Der Umgang meines Mannes mit den Kindern

Viele fragten auch, wie mein Mann das so macht und ob er sich verändert hat, was das „ungezogen/bedürfnisorientierte“ anbelangt. Ja. Hat er. Er reflektiert nun mehr für sich und wir diskutieren sehr viel mehr über Uneinigkeiten. In unguten Momenten reicht es schon, wenn ich ihn „abhole“ und ihm meinen Lieblingssatz ins Ohr flüstere: „Sei kein Arsch zu deinem Kind.“ Oftmals braucht er dann seine Ruhe und danach gehts wieder.

Uneinigkeiten besprechen wir, messen dem aber auch keinen hohen Wert bei. Meistens sehen wir es aber schon sehr ähnlich. Mein Joker ist immer mein Pädagogikstudium und meine intensive Auseinandersetzung mit dem ganzen Kram 😉 da hat er meist kein Gegenargument mehr. Er probiert viel aus, handelt aber oftmals aus dem Bauch heraus. Und das macht er gut. 

In den wesentlichen Grundgedanken unserer Elternauftrages stimmen wir überein und das gibt uns hier sehr viel Ausgeglichenheit im Familienalltag.

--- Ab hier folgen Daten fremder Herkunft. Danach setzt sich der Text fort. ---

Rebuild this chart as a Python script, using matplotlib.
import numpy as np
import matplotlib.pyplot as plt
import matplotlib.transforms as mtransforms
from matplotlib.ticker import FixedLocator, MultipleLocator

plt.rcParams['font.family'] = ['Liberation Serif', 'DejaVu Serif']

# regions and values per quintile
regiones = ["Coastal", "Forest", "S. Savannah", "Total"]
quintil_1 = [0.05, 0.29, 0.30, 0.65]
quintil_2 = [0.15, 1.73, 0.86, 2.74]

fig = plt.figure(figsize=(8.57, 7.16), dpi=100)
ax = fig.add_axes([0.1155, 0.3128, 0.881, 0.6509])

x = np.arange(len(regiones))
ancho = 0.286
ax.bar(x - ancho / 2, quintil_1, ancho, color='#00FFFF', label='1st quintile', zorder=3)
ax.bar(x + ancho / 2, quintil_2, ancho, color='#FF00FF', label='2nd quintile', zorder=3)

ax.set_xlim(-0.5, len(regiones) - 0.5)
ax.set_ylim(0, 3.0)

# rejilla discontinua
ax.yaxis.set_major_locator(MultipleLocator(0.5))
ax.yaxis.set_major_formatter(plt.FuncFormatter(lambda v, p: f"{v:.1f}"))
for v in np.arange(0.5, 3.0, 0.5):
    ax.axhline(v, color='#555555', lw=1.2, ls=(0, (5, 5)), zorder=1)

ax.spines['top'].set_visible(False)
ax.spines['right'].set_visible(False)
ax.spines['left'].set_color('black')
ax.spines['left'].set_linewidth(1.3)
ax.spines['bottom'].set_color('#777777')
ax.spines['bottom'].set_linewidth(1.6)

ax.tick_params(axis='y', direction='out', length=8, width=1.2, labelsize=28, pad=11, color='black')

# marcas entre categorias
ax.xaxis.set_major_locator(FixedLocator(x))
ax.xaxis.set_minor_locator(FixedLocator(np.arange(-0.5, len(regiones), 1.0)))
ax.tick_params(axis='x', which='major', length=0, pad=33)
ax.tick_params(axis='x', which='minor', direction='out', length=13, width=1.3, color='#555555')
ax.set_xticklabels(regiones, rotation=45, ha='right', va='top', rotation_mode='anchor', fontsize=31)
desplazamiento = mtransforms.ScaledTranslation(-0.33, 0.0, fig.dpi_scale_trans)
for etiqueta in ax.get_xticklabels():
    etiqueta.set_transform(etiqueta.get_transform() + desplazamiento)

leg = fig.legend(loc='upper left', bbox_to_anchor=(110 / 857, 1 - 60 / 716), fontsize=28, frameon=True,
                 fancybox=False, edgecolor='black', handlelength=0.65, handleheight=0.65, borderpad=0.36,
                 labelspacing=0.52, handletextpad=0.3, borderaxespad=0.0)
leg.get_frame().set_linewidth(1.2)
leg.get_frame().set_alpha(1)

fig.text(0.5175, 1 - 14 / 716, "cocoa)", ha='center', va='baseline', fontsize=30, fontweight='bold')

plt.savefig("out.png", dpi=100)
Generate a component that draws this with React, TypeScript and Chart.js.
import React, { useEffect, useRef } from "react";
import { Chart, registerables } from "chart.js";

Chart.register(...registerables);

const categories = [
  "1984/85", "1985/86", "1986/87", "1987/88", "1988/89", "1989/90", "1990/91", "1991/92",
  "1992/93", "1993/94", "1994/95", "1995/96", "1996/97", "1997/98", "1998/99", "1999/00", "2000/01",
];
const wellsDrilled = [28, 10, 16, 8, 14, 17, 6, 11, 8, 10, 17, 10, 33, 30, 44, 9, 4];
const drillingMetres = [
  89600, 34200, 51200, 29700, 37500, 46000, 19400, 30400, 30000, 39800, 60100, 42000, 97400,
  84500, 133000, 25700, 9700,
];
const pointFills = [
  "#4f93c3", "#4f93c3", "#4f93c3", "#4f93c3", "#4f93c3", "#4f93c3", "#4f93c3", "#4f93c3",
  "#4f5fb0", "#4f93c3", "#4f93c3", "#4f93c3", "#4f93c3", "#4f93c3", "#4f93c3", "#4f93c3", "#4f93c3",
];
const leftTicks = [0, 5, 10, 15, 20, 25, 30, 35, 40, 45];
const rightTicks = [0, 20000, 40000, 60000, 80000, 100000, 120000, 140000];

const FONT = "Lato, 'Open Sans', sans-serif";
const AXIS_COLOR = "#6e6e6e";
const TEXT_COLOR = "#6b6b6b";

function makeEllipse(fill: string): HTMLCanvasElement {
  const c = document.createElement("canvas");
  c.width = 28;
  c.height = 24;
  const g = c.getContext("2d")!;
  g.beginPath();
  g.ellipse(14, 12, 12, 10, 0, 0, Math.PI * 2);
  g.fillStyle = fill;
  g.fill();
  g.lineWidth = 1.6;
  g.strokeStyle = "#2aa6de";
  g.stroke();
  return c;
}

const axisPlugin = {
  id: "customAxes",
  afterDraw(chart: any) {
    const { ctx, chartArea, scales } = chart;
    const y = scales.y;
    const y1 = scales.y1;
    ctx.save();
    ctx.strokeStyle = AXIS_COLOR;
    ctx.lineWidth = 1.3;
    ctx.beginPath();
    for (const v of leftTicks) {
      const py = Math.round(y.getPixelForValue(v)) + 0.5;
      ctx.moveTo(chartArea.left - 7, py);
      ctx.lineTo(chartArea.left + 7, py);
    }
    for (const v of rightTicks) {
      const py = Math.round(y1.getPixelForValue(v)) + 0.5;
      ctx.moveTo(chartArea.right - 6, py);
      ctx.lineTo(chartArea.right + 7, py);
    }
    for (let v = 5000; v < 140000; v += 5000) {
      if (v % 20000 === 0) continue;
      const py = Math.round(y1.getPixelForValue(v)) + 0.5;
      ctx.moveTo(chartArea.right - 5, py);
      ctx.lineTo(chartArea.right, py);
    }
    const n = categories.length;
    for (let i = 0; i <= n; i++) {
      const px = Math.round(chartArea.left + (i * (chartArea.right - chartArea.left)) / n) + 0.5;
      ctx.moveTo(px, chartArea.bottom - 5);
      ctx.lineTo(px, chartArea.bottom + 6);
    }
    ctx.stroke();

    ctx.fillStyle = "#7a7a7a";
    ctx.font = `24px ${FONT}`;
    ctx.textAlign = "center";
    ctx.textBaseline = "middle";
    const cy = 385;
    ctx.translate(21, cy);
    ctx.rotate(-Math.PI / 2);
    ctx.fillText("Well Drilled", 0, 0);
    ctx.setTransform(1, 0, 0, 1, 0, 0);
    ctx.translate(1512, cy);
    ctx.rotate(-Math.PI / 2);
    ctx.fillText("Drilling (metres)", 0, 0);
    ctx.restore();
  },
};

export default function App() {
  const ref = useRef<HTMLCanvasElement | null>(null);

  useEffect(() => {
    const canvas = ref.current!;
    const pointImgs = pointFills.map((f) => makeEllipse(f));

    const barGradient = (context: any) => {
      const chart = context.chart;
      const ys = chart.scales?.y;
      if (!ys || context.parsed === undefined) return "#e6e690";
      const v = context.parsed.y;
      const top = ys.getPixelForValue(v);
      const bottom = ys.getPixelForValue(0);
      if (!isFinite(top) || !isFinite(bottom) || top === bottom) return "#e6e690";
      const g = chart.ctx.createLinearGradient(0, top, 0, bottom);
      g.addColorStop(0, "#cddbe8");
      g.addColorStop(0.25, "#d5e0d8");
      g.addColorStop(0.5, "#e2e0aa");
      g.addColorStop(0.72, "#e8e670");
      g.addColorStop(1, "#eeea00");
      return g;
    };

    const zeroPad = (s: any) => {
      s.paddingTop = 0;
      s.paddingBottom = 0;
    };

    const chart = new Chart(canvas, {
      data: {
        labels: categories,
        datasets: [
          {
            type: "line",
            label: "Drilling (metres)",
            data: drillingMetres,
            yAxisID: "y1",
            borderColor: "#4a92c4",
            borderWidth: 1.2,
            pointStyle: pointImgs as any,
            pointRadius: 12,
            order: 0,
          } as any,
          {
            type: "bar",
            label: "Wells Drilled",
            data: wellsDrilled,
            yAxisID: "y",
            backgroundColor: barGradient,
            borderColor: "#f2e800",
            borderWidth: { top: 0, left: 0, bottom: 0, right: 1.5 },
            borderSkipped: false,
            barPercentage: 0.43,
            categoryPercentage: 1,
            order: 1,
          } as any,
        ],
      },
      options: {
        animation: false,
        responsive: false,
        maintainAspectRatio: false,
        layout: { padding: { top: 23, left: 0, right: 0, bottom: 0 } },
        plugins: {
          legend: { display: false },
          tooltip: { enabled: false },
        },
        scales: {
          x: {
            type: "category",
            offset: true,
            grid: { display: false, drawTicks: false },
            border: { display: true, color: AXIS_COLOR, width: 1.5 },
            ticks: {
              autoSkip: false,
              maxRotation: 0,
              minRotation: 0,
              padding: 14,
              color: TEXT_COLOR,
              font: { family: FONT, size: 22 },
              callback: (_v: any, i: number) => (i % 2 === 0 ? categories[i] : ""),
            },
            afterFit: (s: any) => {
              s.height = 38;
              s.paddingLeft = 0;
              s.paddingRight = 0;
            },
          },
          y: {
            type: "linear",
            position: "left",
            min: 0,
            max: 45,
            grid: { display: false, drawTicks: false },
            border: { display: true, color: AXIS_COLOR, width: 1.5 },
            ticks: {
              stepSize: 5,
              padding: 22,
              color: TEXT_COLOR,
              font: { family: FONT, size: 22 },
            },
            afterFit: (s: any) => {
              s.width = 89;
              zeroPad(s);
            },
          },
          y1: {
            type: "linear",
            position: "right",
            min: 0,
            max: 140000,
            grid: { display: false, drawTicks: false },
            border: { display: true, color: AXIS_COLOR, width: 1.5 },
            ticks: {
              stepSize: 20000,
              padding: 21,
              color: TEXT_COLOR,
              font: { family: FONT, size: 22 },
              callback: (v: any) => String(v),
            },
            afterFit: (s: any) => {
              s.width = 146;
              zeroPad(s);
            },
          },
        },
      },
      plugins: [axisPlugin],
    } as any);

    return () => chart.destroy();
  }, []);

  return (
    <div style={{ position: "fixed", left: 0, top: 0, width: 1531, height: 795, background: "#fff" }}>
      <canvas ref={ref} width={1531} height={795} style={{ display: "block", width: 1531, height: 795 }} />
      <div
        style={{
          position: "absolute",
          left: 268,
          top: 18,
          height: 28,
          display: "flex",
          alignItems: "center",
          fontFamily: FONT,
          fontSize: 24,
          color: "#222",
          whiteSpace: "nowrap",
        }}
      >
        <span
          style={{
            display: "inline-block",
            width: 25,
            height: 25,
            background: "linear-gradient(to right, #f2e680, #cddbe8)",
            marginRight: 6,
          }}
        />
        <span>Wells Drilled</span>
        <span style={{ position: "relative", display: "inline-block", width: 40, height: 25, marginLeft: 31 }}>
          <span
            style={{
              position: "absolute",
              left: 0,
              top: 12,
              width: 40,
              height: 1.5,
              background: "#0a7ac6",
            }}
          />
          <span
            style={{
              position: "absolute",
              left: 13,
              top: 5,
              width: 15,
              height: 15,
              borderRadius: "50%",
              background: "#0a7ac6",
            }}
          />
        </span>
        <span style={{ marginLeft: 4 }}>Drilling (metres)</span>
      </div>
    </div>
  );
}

Jeder darf hier anders sein und es anders machen. So wie ich die drei nicht dressieren will, dressiere ich auch meinen Mann nicht. Es wird immer im Leben so sein, dass Kinder auf verschiedene Charaktere und Lebensweisen treffen und wenn sie jetzt lernen, dass es überall anders ist, haben sie es für später schon in sich und werden nicht mehr so arg aus ihrer Bahn geworfen

So, das wars nun erst mal von meiner Seite des Weges und der Blumen am Rand. Ich habe gerade meine Landschaft beschrieben, die ich gerade sehe und falls ich etwas vergessen habe, dürft ihr mich gern fragen. Vielleicht sammle ich wieder ein bisschen und schreibe dann darüber meinen nächsten Text. Jetzt ist es aber mittlerweile schon dunkel geworden und ich kann nur die Grillen zirpen hören. Da das für euch aber nicht so spannend ist, schreibe ich eben wann anders weiter. Wenn ich meinen Weg weiter gelaufen bin und vielleicht sogar neues am Wegesrand und drumherum entdeckt habe.